ここで話をややこしくしているのが、今回の法改正では、いわゆる「国際貢献」の強化も図ろうとしている点だ。
国際貢献は国際の平和と安定のため各国が協力するところに主眼があり、これは多くの国民の理解を得やすい。そこを絡めることにより、反対意見を弱めようとしているかのようだ。
言うまでもなく、国際貢献といえども、海外に自衛隊を派遣するのは「自衛」のためではない。自衛隊が海外へ出動することに関しては、日本国憲法の制約がある。そのため、これまでは国際貢献も、法的には「自衛」の枠内で認めるという形式で自衛隊の派遣を行ってきた。その結果、自衛隊員は他国の部隊に救助してもらえるが、武器を使って他国の部隊を救助することはできなかった。「自衛」の範囲を超えるからである。
それではあまりに不公平なので、今回の国際平和維持活動(PKO)法改正案はそれを可能とする新しい規定をPKO法の中に設け、いわゆる「駆け付け警護」を可能としている。
従来の時限法を恒久法としていいのか
一方、いわゆる「多国籍軍」の場合、紛争の終了を前提としているPKOと異なり、紛争は継続中なので自衛隊がそれに協力することは憲法違反になるおそれがある。テロ特措法やイラク特措法においては、自衛隊の活動する場所を「非戦闘地域」に限り、活動を後方支援、捜索救助、船舶検査などに限れば戦闘に参加することにならないと考えられてきた。「自衛」の拡大の場合と類似の考えである。

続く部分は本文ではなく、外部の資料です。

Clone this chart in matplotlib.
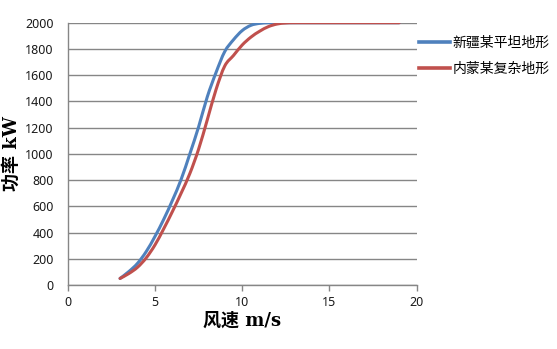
import matplotlib
matplotlib.use("Agg")
import matplotlib.pyplot as plt
from matplotlib.path import Path
from matplotlib.patches import PathPatch
from matplotlib.lines import Line2D

# ---- data ----
wind_speed = [3, 3.5, 4, 4.5, 5, 5.5, 6, 6.5, 7, 7.5, 8, 8.5, 9, 9.5, 10, 10.5, 11, 11.5,
              12, 12.5, 13, 14, 15, 16, 17, 18, 19]
xinjiang_flat = [50, 102, 165, 255, 370, 500, 645, 805, 1000, 1205, 1435, 1620, 1780, 1870, 1940, 1980, 1995, 2000,
                 2000, 2000, 2000, 2000, 2000, 2000, 2000, 2000, 2000]
neimeng_complex = [50, 87, 135, 207, 305, 428, 560, 700, 850, 1035, 1260, 1490, 1670, 1750, 1830, 1890, 1935, 1970,
                   1990, 1998, 2000, 2000, 2000, 2000, 2000, 2000, 2000]
series_names = ["新疆某平坦地形", "内蒙某复杂地形"]
series_colors = ["#4F81BD", "#C0504D"]
x_ticks = [0, 5, 10, 15, 20]
y_ticks = [0, 200, 400, 600, 800, 1000, 1200, 1400, 1600, 1800, 2000]
x_label = "风速 m/s"
y_label = "功率 kW"

plt.rcParams['font.family'] = ['Noto Sans', 'Noto Sans CJK SC', 'DejaVu Sans']

fig = plt.figure(figsize=(5.57, 3.49), dpi=100)
fig.patch.set_facecolor("white")
ax = fig.add_axes([67.7 / 557, 1 - 285 / 349, (416.7 - 67.7) / 557, (285 - 22.7) / 349])


def smooth_path(xs, ys):
    """Excel-like smoothed line: cubic Bezier segments through the data points."""
    pts = list(zip(xs, ys))
    verts = [pts[0]]
    codes = [Path.MOVETO]
    n = len(pts)
    for i in range(n - 1):
        p0 = pts[i - 1] if i > 0 else pts[i]
        p1 = pts[i]
        p2 = pts[i + 1]
        p3 = pts[i + 2] if i + 2 < n else pts[i + 1]
        c1 = (p1[0] + (p2[0] - p0[0]) / 6.0, p1[1] + (p2[1] - p0[1]) / 6.0)
        c2 = (p2[0] - (p3[0] - p1[0]) / 6.0, p2[1] - (p3[1] - p1[1]) / 6.0)
        verts += [c1, c2, p2]
        codes += [Path.CURVE4, Path.CURVE4, Path.CURVE4]
    return Path(verts, codes)


handles = []
for ys, color, name in zip([xinjiang_flat, neimeng_complex], series_colors, series_names):
    patch = PathPatch(smooth_path(wind_speed, ys), facecolor="none", edgecolor=color,
                      linewidth=2.2, capstyle="round", joinstyle="round", zorder=3)
    ax.add_patch(patch)
    handles.append(Line2D([], [], color=color, linewidth=2.6))

ax.set_xlim(0, 20)
ax.set_ylim(0, 2000)
ax.set_xticks(x_ticks)
ax.set_yticks(y_ticks)

ax.grid(axis="y", color="#868686", linewidth=1.0)
ax.set_axisbelow(True)
for side in ["top", "right"]:
    ax.spines[side].set_visible(False)
for side in ["left", "bottom"]:
    ax.spines[side].set_color("#868686")
    ax.spines[side].set_linewidth(1.0)

ax.tick_params(axis="x", length=4, width=1, color="#868686", pad=4, labelsize=9, labelcolor="#1a1a1a")
ax.tick_params(axis="y", length=0, pad=10, labelsize=9, labelcolor="#1a1a1a")

label_family = ['DejaVu Serif', 'Noto Sans CJK SC']
ax.set_xlabel(x_label, fontsize=13, fontweight="bold", family=label_family, labelpad=2)
ax.set_ylabel(y_label, fontsize=13, fontweight="bold", family=label_family, labelpad=3)

leg = fig.legend(handles, series_names, loc="upper left",
                 bbox_to_anchor=(419 / 557, 1 - 35.5 / 349), frameon=False,
                 prop={"family": ["Noto Sans CJK SC"], "size": 10},
                 handlelength=2.2, handletextpad=0.2, labelspacing=0.9,
                 borderpad=0, borderaxespad=0)

fig.savefig("out.png", dpi=100, facecolor="white")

国際平和支援法案はこのような考えを踏襲しつつ、両法律のような時限立法でなく恒久法とすることをあらためて提案しているが、両特措法の時から存在していた疑問点は解消されていない。
自衛隊が支援活動を行なう「場所」については、「現に戦闘行為が行われている現場では実施しない」と明記されている。これは、支援活動を地理的に戦闘地域と切り離すための規定であるが、複雑な状況である現場においてそれははたして可能か疑問の余地がある。
イラク特措法の国会質疑において、小泉首相が「どこが戦闘地域で、どこが非戦闘地域か、日本の首相にわかる方がおかしい。自衛隊が活動している地域は非戦闘地域だ」と答えたのは、「戦闘地域」と「非戦闘地域」の境界は明確でない、明確にできないことを雄弁に語っていた。
自衛隊の取る「手段(活動内容)」の制限については、後方支援として物品や役務を多国籍軍に提供することは本来戦闘行為でないが、憲法違反にならないために十分な制限であるか異論がある。武器について言えば、自衛隊は、提供は認められていないが、輸送は認められている。このような場合に、紛争中の当事者から中立でない、敵対行為だと見られる危険が残るのではないか。
なお、多国籍軍の場合は、行動を承認する国連決議の有無についても問題がありうる。激しい紛争の場合は国連安保理決議がなかなか成立せず、また、決議があるかないかさえ争いの対象になることがあるのはイラク戦争の際に実際に起こったことであった。
多国籍軍に対しどのように臨むべきか。憲法の制限をかわすためにテロ特措法やイラク特措法で使った立法上のテクニックをただ踏襲するのでは済まない問題がある。今回の安全保障関連法案は、詰められていない論点が、あまりにも多いのである。